Anche il paesaggio ha un ruolo importante nella poetica pittorica di Chase: la campagna e la costa newyorkesi furono per lui ciò che la campagna parigina e le coste normanne erano state per gli Impressionisti; adottò il metodo della pittura all’aperto, e s’immerse nella quiete di quei paesaggi ancora incontaminati. Le sue marine dal taglio mondano, anticipano quelle di Moses Levy, cantore della Versilia modernista. Con leggiadro tratto impressionista, Chase racchiude nella tela la quiete di una giornata estiva d’altri tempi, quando la spiaggia era un luogo come un altro per mostrare le toilettes all’ultima moda. E proprio con le marine si stringe la relazione con l’Impressionismo, e si assiste anche a una maggior luminosità della tavolozza, mentre la pennellata si fa più rapida e liquida.
Cuore della mostra, il soggiorno veneziano, durante il quale l’artista realizzò numerose opere dalle quali scaturisce una Venezia che sembra fatta d’acqua, tanto la pennellata di Chase si fa eterea, e le sue torri, cupole, calli e campielli si specchiano nella Laguna dove il tempo scorre senza cancellare il fasto del passato, un fasto che profuma d’Oriente, di spezie e d’incenso, che riaffiora appena malinconico nell’umile bottega di un antiquario.
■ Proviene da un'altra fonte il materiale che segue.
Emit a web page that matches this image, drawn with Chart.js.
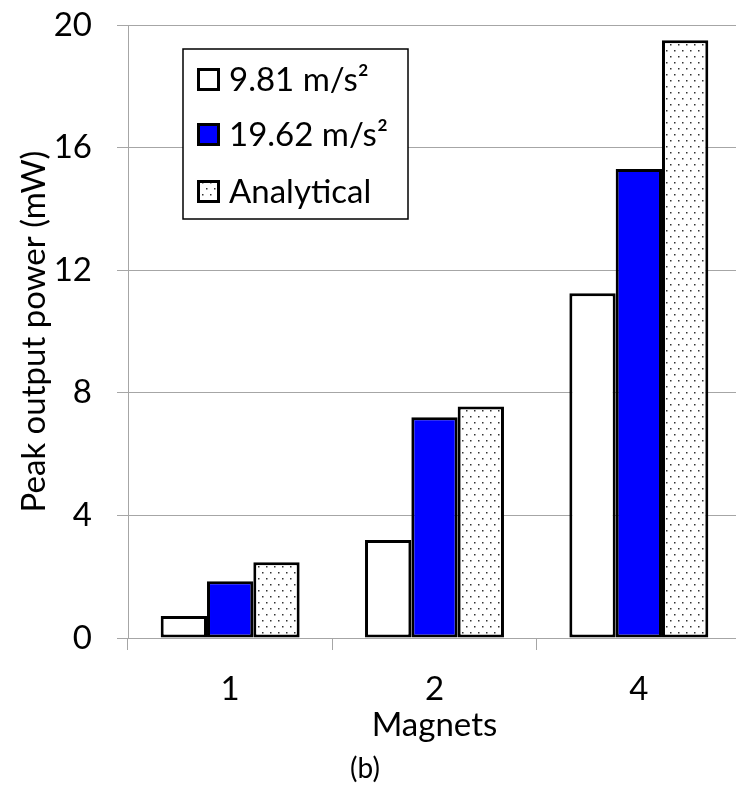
<!DOCTYPE html>
<html>
<head>
<meta charset="utf-8">
<script src="https://cdn.jsdelivr.net/npm/chart.js@4.4.1/dist/chart.umd.min.js"></script>
<style>
    html, body { margin: 0; padding: 0; overflow: hidden; background: #fff; }
    canvas { display: block; }
</style>
</head>
<body>
<canvas id="powerChart" width="745" height="785"></canvas>
<script>
const magnets = ["1", "2", "4"];
const seriesLabels = ["9.81 m/s²", "19.62 m/s²", "Analytical"];
const power981 = [0.72, 3.2, 11.25];
const power1962 = [1.85, 7.2, 15.3];
const powerAnalytical = [2.47, 7.55, 19.5];
const yTicks = [0, 4, 8, 12, 16, 20];

const FONT = "Lato, 'Open Sans', sans-serif";
const GRID = "#a6a6a6";

function makeDots() {
    const tile = document.createElement("canvas");
    tile.width = 8;
    tile.height = 12;
    const t = tile.getContext("2d");
    t.fillStyle = "#fff";
    t.fillRect(0, 0, 8, 12);
    t.fillStyle = "#333";
    t.fillRect(2, 2, 1.5, 1.5);
    t.fillRect(6, 8, 1.5, 1.5);
    return t.createPattern(tile, "repeat");
}

const dots = makeDots();
const fills = ["#ffffff", "#0000ff", dots];

// legend box drawn inside the plot, plus the "(b)" caption
const boxLegend = {
    id: "boxLegend",
    afterDraw(chart) {
        const ctx = chart.ctx;
        ctx.save();
        ctx.fillStyle = "#fff";
        ctx.fillRect(183, 49, 225, 170);
        ctx.lineWidth = 1.5;
        ctx.strokeStyle = "#000";
        ctx.strokeRect(183, 49, 225, 170);

        const rows = [79, 134, 191];
        chart.data.datasets.forEach((ds, i) => {
            ctx.fillStyle = ds.backgroundColor;
            ctx.fillRect(197, rows[i] - 11, 23, 23);
            ctx.lineWidth = 3;
            ctx.strokeStyle = "#000";
            ctx.strokeRect(198.5, rows[i] - 9.5, 20, 20);
            ctx.fillStyle = "#000";
            ctx.font = "33px " + FONT;
            ctx.textBaseline = "middle";
            ctx.textAlign = "left";
            ctx.fillText(ds.label, 229, rows[i] + 1);
        });

        ctx.font = "28px " + FONT;
        ctx.textAlign = "center";
        ctx.fillText("(b)", 365, 769);
        ctx.restore();
    },
};

const ctx = document.getElementById("powerChart").getContext("2d");
new Chart(ctx, {
    type: "bar",
    data: {
        labels: magnets,
        datasets: [
            { label: seriesLabels[0], data: power981 },
            { label: seriesLabels[1], data: power1962 },
            { label: seriesLabels[2], data: powerAnalytical },
        ].map((ds, i) => ({
            ...ds,
            backgroundColor: fills[i],
            borderColor: "#000",
            borderWidth: 3,
            borderSkipped: false,
            categoryPercentage: 0.68,
            barPercentage: 1.0,
        })),
    },
    options: {
        responsive: false,
        animation: false,
        layout: { padding: { top: 25, right: 4, left: 0, bottom: 0 } },
        plugins: {
            legend: { display: false },
            tooltip: { enabled: false },
        },
        scales: {
            x: {
                afterFit: (s) => {
                    s.height = 147;
                    s.paddingLeft = 0;
                    s.paddingRight = 0;
                },
                grid: {
                    offset: true,
                    drawOnChartArea: false,
                    drawTicks: true,
                    tickLength: 12,
                    color: GRID,
                },
                border: { color: GRID, width: 1 },
                ticks: {
                    color: "#000",
                    padding: 20,
                    font: { family: FONT, size: 33 },
                },
                title: {
                    display: true,
                    text: "Magnets",
                    color: "#000",
                    font: { family: FONT, size: 33 },
                    padding: { top: 0, bottom: 40 },
                },
            },
            y: {
                min: 0,
                max: 20,
                afterFit: (s) => {
                    s.width = 128;
                    s.paddingTop = 0;
                    s.paddingBottom = 0;
                },
                afterBuildTicks: (s) => { s.ticks = yTicks.map((v) => ({ value: v })); },
                grid: { color: GRID, tickLength: 11 },
                border: { color: GRID, width: 1 },
                ticks: {
                    color: "#000",
                    padding: 25,
                    font: { family: FONT, size: 33 },
                },
                title: {
                    display: true,
                    text: "Peak output power (mW)",
                    color: "#000",
                    font: { family: FONT, size: 33 },
                    padding: { top: 15, bottom: 0 },
                },
            },
        },
    },
    plugins: [boxLegend],
});
</script>
</body>
</html>
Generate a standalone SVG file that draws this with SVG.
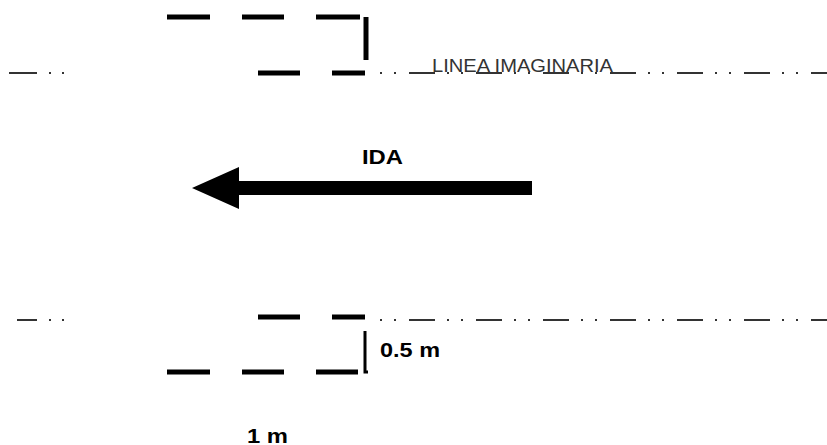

Nelle sue tele, Chase dimostra sensibilità verso Venezia, riesce a incontrane l’anima senza apparire retorico o nostalgico, e rendendo omaggio a une bellezza comunque eterna.
L’influenza di Chase sulla pittura americana moderna è sostanziale, considerando come abbia tenuto vari corsi di pittura in patria, fra cui quello presso la Shinnecock Hills Summer School of Art, dove introduce il metodo di lavoro en plein air, mutuato dagli Impressionisti. Ma soprattutto, con Chase l’America si scopre adulta, si accorge di un ceto sociale in rapida ascesa che sta gettando le basi per l’American Dream del secolo successivo.